You are viewing a plain text version of this content. The canonical link for it is here.

Posted to dev@beam.apache.org by Amit Sela <am...@gmail.com> on 2016/12/05 07:48:41 UTC

Increase stream parallelism after reading from UnboundedSource

Hi all,

I have a general question about how stream-processing frameworks/engines
usually behave in the following scenario:

Say I have a Pipeline that consumes from 1 Kafka partition, so that my
initial (optimal) parallelism is 1 as well.

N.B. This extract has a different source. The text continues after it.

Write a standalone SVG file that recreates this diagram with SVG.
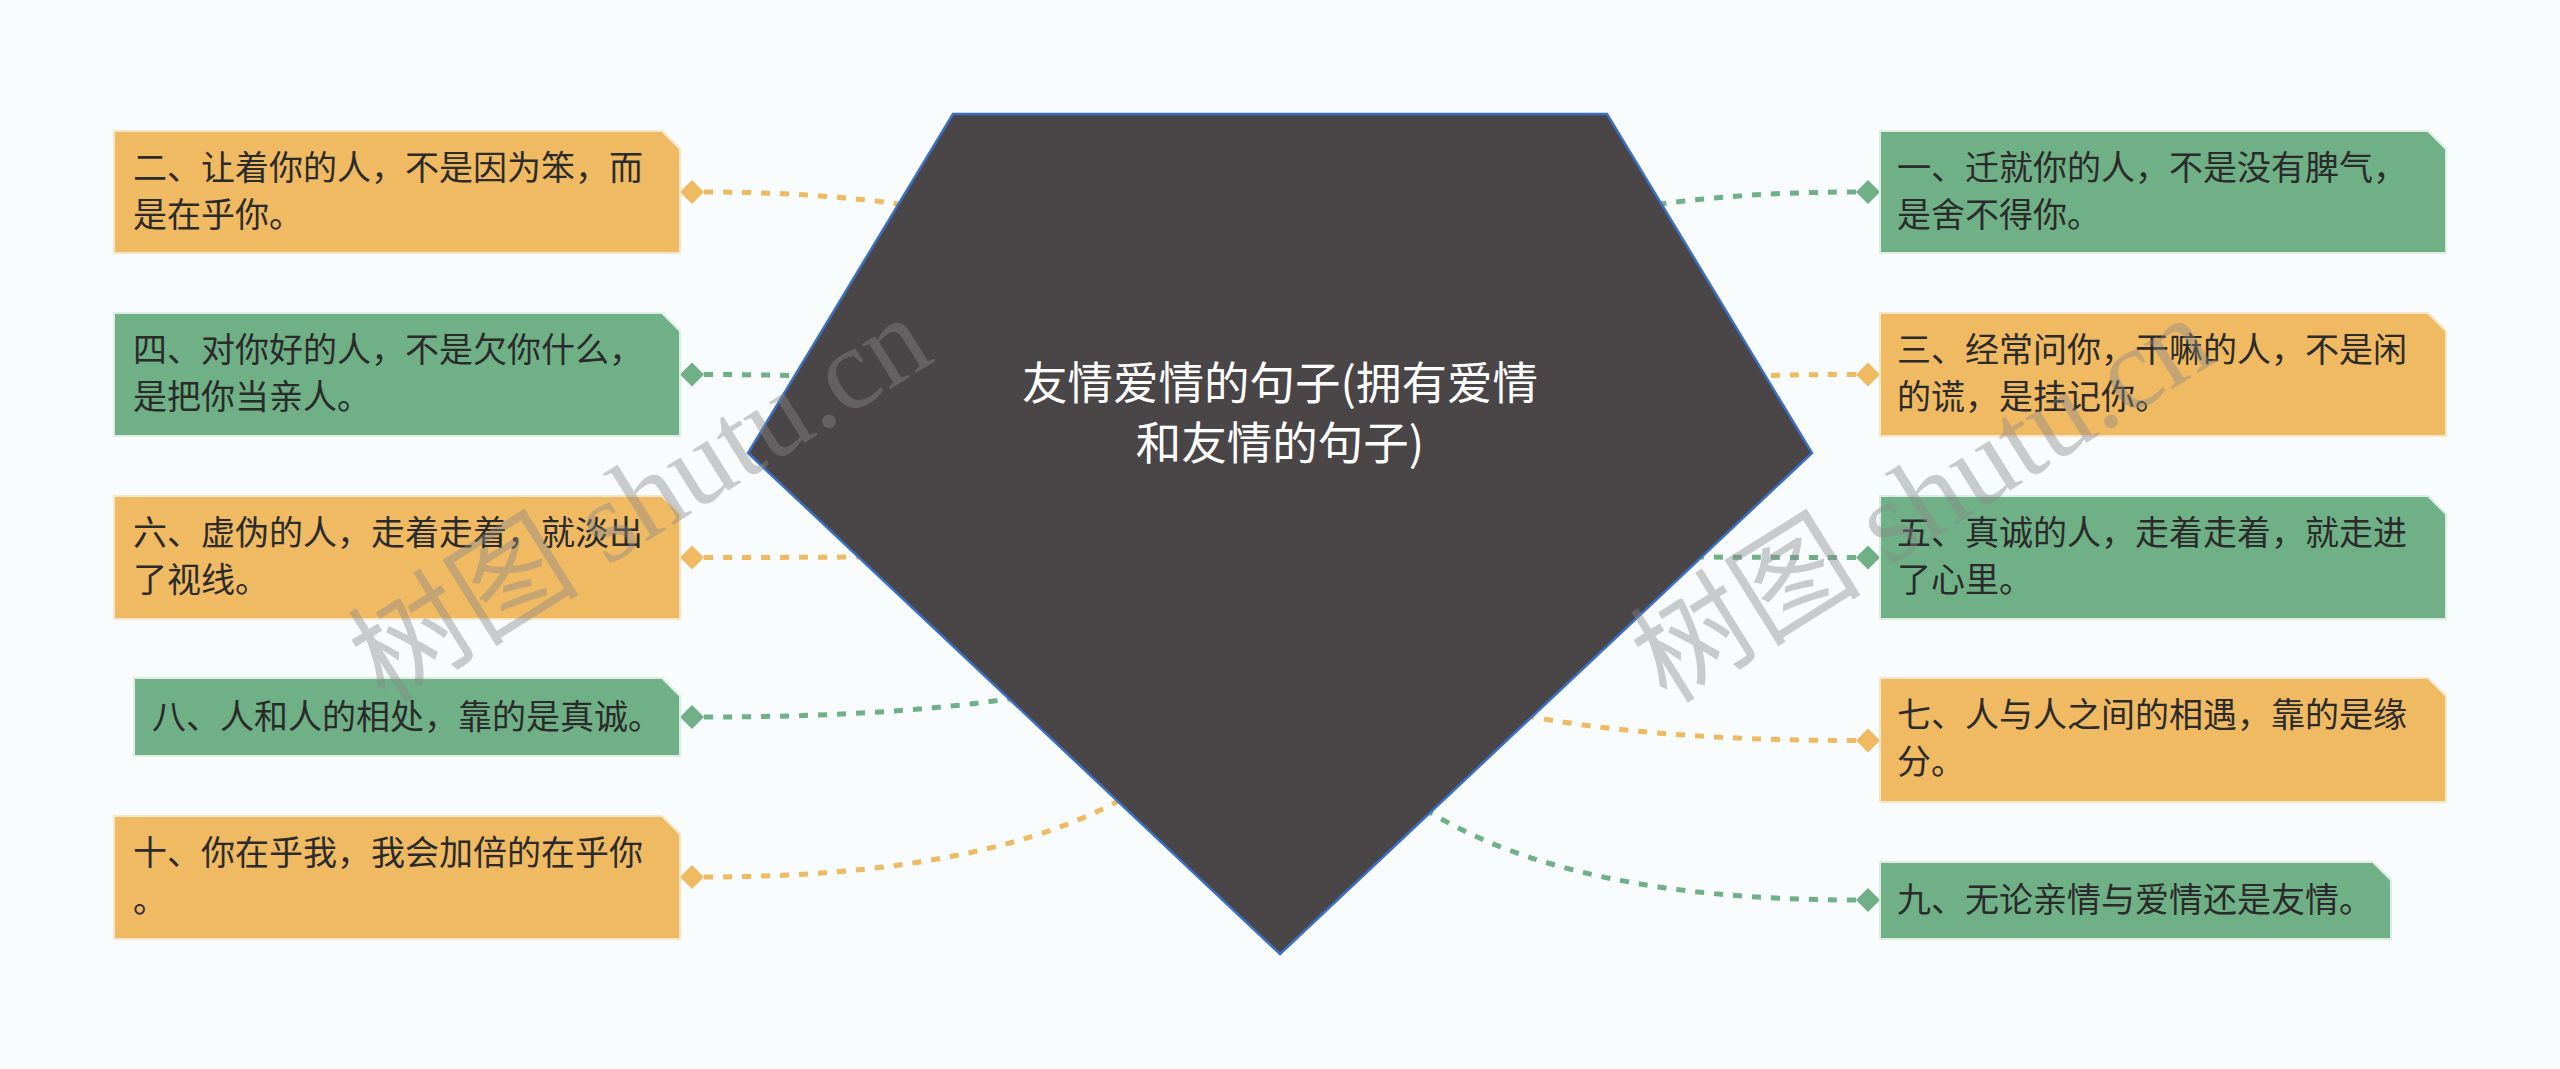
<svg xmlns="http://www.w3.org/2000/svg" width="2560" height="1069" viewBox="0 0 2560 1069">
<style>
.bg{fill:#F8FCFC}
.or{fill:#F0BA62;stroke:#F6E6C8;stroke-width:2}
.gr{fill:#70B087;stroke:#DCEDE2;stroke-width:2}
.t{font-family:"Noto Sans CJK SC","Noto Sans",sans-serif;font-size:34px;fill:#2B2B2B}
.ct{font-family:"Noto Sans CJK SC","Noto Sans",sans-serif;font-size:45.5px;fill:#FFFFFF;text-anchor:middle}
.lo{fill:none;stroke:#F0BA62;stroke-width:5;stroke-dasharray:9 10}
.lg{fill:none;stroke:#70B087;stroke-width:5;stroke-dasharray:9 10}
.dor{fill:#F0BA62}
.dgr{fill:#70B087}
.wm{font-family:"Liberation Serif","Noto Sans CJK SC",serif;font-size:116px;fill:#888888;opacity:0.42}
</style>
<rect class="bg" x="0" y="0" width="2560" height="1069"/>

<g id="connectors">
<path class="lo" d="M704 192 Q1280 192 1280 534"/>
<path class="lg" d="M704 374.5 Q1280 374.5 1280 534"/>
<path class="lo" d="M704 557.5 Q1280 557.5 1280 534"/>
<path class="lg" d="M704 717 Q1280 717 1280 534"/>
<path class="lo" d="M704 877 Q1280 877 1280 534"/>
<path class="lg" d="M1856 192 Q1280 192 1280 534"/>
<path class="lo" d="M1856 374.5 Q1280 374.5 1280 534"/>
<path class="lg" d="M1856 557.5 Q1280 557.5 1280 534"/>
<path class="lo" d="M1856 740.5 Q1280 740.5 1280 534"/>
<path class="lg" d="M1856 900 Q1280 900 1280 534"/>
<polygon class="dor" points="680,192 692,180 704,192 692,204"/>
<polygon class="dgr" points="680,374.5 692,362.5 704,374.5 692,386.5"/>
<polygon class="dor" points="680,557.5 692,545.5 704,557.5 692,569.5"/>
<polygon class="dgr" points="680,717 692,705 704,717 692,729"/>
<polygon class="dor" points="680,877 692,865 704,877 692,889"/>
<polygon class="dgr" points="1856,192 1868,180 1880,192 1868,204"/>
<polygon class="dor" points="1856,374.5 1868,362.5 1880,374.5 1868,386.5"/>
<polygon class="dgr" points="1856,557.5 1868,545.5 1880,557.5 1868,569.5"/>
<polygon class="dor" points="1856,740.5 1868,728.5 1880,740.5 1868,752.5"/>
<polygon class="dgr" points="1856,900 1868,888 1880,900 1868,912"/>
</g>

<g id="root">
<polygon points="953,114 1607,114 1812,453 1280,954 748,453" fill="#4A4647" stroke="#3B6FC4" stroke-width="2.5"/>
<text class="ct"><tspan x="1280" y="400">友情爱情的句子(拥有爱情</tspan><tspan x="1280" y="460">和友情的句子)</tspan></text>
</g>

<g id="n2">
<path class="or" d="M114 131 H662 L680 149 V253 H114 Z"/>
<text class="t"><tspan x="133" y="180">二、让着你的人，不是因为笨，而</tspan><tspan x="133" y="227">是在乎你。</tspan></text>
</g>
<g id="n4">
<path class="gr" d="M114 313 H662 L680 331 V436 H114 Z"/>
<text class="t"><tspan x="133" y="362">四、对你好的人，不是欠你什么，</tspan><tspan x="133" y="409">是把你当亲人。</tspan></text>
</g>
<g id="n6">
<path class="or" d="M114 496 H662 L680 514 V619 H114 Z"/>
<text class="t"><tspan x="133" y="545">六、虚伪的人，走着走着，就淡出</tspan><tspan x="133" y="592">了视线。</tspan></text>
</g>
<g id="n8">
<path class="gr" d="M134 678 H662 L680 696 V756 H134 Z"/>
<text class="t"><tspan x="152" y="729">八、人和人的相处，靠的是真诚。</tspan></text>
</g>
<g id="n10">
<path class="or" d="M114 816 H662 L680 834 V939 H114 Z"/>
<text class="t"><tspan x="133" y="865">十、你在乎我，我会加倍的在乎你</tspan><tspan x="133" y="912">。</tspan></text>
</g>

<g id="n1">
<path class="gr" d="M1880 131 H2428 L2446 149 V253 H1880 Z"/>
<text class="t"><tspan x="1897" y="180">一、迁就你的人，不是没有脾气，</tspan><tspan x="1897" y="227">是舍不得你。</tspan></text>
</g>
<g id="n3">
<path class="or" d="M1880 313 H2428 L2446 331 V436 H1880 Z"/>
<text class="t"><tspan x="1897" y="362">三、经常问你，干嘛的人，不是闲</tspan><tspan x="1897" y="409">的谎，是挂记你。</tspan></text>
</g>
<g id="n5">
<path class="gr" d="M1880 496 H2428 L2446 514 V619 H1880 Z"/>
<text class="t"><tspan x="1897" y="545">五、真诚的人，走着走着，就走进</tspan><tspan x="1897" y="592">了心里。</tspan></text>
</g>
<g id="n7">
<path class="or" d="M1880 678 H2428 L2446 696 V802 H1880 Z"/>
<text class="t"><tspan x="1897" y="727">七、人与人之间的相遇，靠的是缘</tspan><tspan x="1897" y="774">分。</tspan></text>
</g>
<g id="n9">
<path class="gr" d="M1880 862 H2373 L2391 880 V939 H1880 Z"/>
<text class="t"><tspan x="1897" y="912">九、无论亲情与爱情还是友情。</tspan></text>
</g>

<g id="watermark">
<text class="wm" transform="translate(385 705) rotate(-32)">树图 shutu.cn</text>
<text class="wm" transform="translate(1667 705) rotate(-32)">树图 shutu.cn</text>
</g>
</svg>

For any downstream computation, is it common for stream processors to
"fan-out/parallelise" the stream by shuffling the data into more
streams/partitions/bundles ?

Thanks,
Amit

Re: Increase stream parallelism after reading from UnboundedSource

Posted by Aljoscha Krettek <al...@apache.org>.

Hi,
I can only speak for Flink, there you usually fan-out/parallelise the
stream after a non-parallel source.

Cheers,
Aljoscha

On Mon, 5 Dec 2016 at 15:48 Amit Sela <am...@gmail.com> wrote:

> Hi all,
>
> I have a general question about how stream-processing frameworks/engines
> usually behave in the following scenario:
>
> Say I have a Pipeline that consumes from 1 Kafka partition, so that my
> initial (optimal) parallelism is 1 as well.
>
> For any downstream computation, is it common for stream processors to
> "fan-out/parallelise" the stream by shuffling the data into more
> streams/partitions/bundles ?
>
> Thanks,
> Amit
>

Re: Increase stream parallelism after reading from UnboundedSource

Posted by Amit Sela <am...@gmail.com>.

I think it is common in batch (and micro-batch for streaming) because at
any given time you're computing a "chunk" (pick your naming.. we have lot's
of them ;-) ) and slicing-up this chunk to distribute across more cpus if
available is clearly better, but I was wondering about "event-at-a-time"
processors and everything in-between - such as bundles that may be of size
1, but might contain more elements.

On Tue, Dec 6, 2016 at 10:18 PM Raghu Angadi <ra...@google.com.invalid>
wrote:

> On Sun, Dec 4, 2016 at 11:48 PM, Amit Sela <am...@gmail.com> wrote:
>
> > For any downstream computation, is it common for stream processors to
> > "fan-out/parallelise" the stream by shuffling the data into more
> > streams/partitions/bundles ?
> >
>
> I think so. It is pretty common in batch processing too.
>

Re: Increase stream parallelism after reading from UnboundedSource

Posted by Raghu Angadi <ra...@google.com.INVALID>.

On Sun, Dec 4, 2016 at 11:48 PM, Amit Sela <am...@gmail.com> wrote:

> For any downstream computation, is it common for stream processors to
> "fan-out/parallelise" the stream by shuffling the data into more
> streams/partitions/bundles ?
>

I think so. It is pretty common in batch processing too.